En los aledaños, un vecino, con mal gusto, increpa mis siestas y mis tardes con techno malo a horas intempestivas. Vigilo, inquisitivo, como en La ventana indiscreta, los movimientos por la zona y ya me conozco a los espabilaos’ de turno que salen de casa bolsa en mano con un paquete de lentejas y el pan de antes de ayer. A decir verdad, ese es el pan de los humildes, el pan que quita el hambre del mundo, el mismo que ponía Frutos en el Valdesogo. También tengo calados a los dos hermanos que van juntos a la compra, dejando veinte metros y quince segundos de distancia pero que sin embargo hablan entre ellos a voces. Hasta que aparece alguien en la ruta y con un silbido se dan el «agua». Después están los Diógenes que acumulan la basura de toda una semana y el domingo salen, cargados hasta los topes, y deambulan de contenedor en contenedor en una especie de Giro sin bici.

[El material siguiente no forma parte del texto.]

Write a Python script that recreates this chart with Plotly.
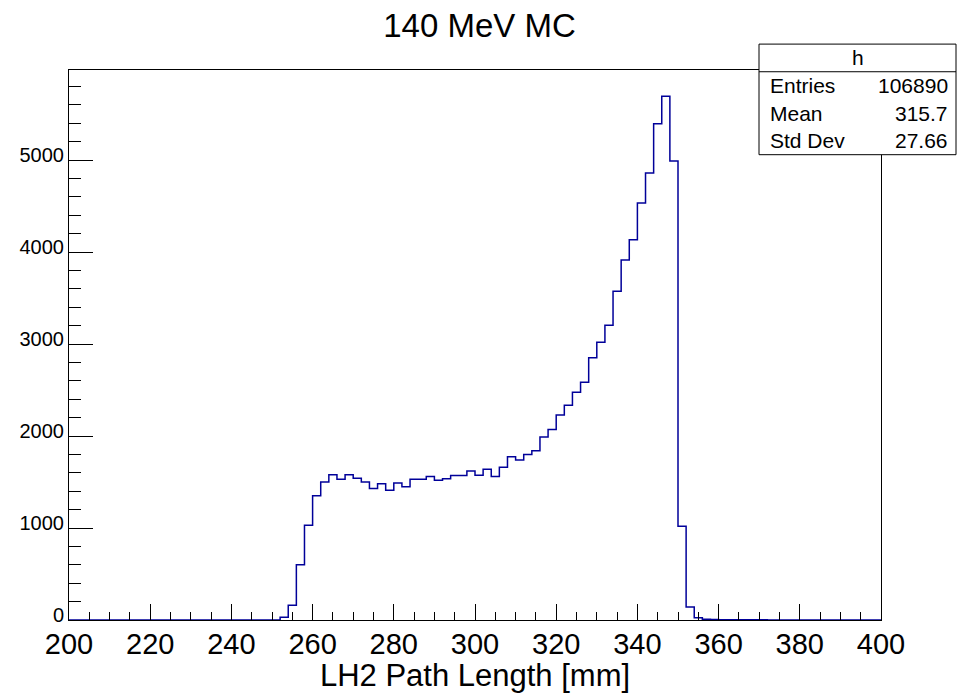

En el interior, un pequeño saltamontes se ha coronado fiel escudero en esta lucha nuestra. Un día, a punto estuvo de escapar, desde la altura de un hombro amigo y con la ventana abierta, pero parece que él sí supo medir la distancia de la caída, a pesar de que sus diminutas alas le hubieran permitido planear más que a mí. Cualquier día le reto. Salvando su compañía, las estanterías se me atragantan, los libros se amontonan, las series queman los ojos, la música se esconde para no sonar, y la semana gratuita en Pornhub ha llegado a su fin. Qué efímero placer. Mientras tanto, me entretengo convirtiendo cartas de amor en aviones de papel que la semana que viene lanzaré al balcón de una familia de Madrid —que jamás había visto por aquí— para invitar a una preciosa joven de ojos negros a una limonada cuando todo esto acabe. Espero que no acabe recogiendo los aviones su madre. O su padre.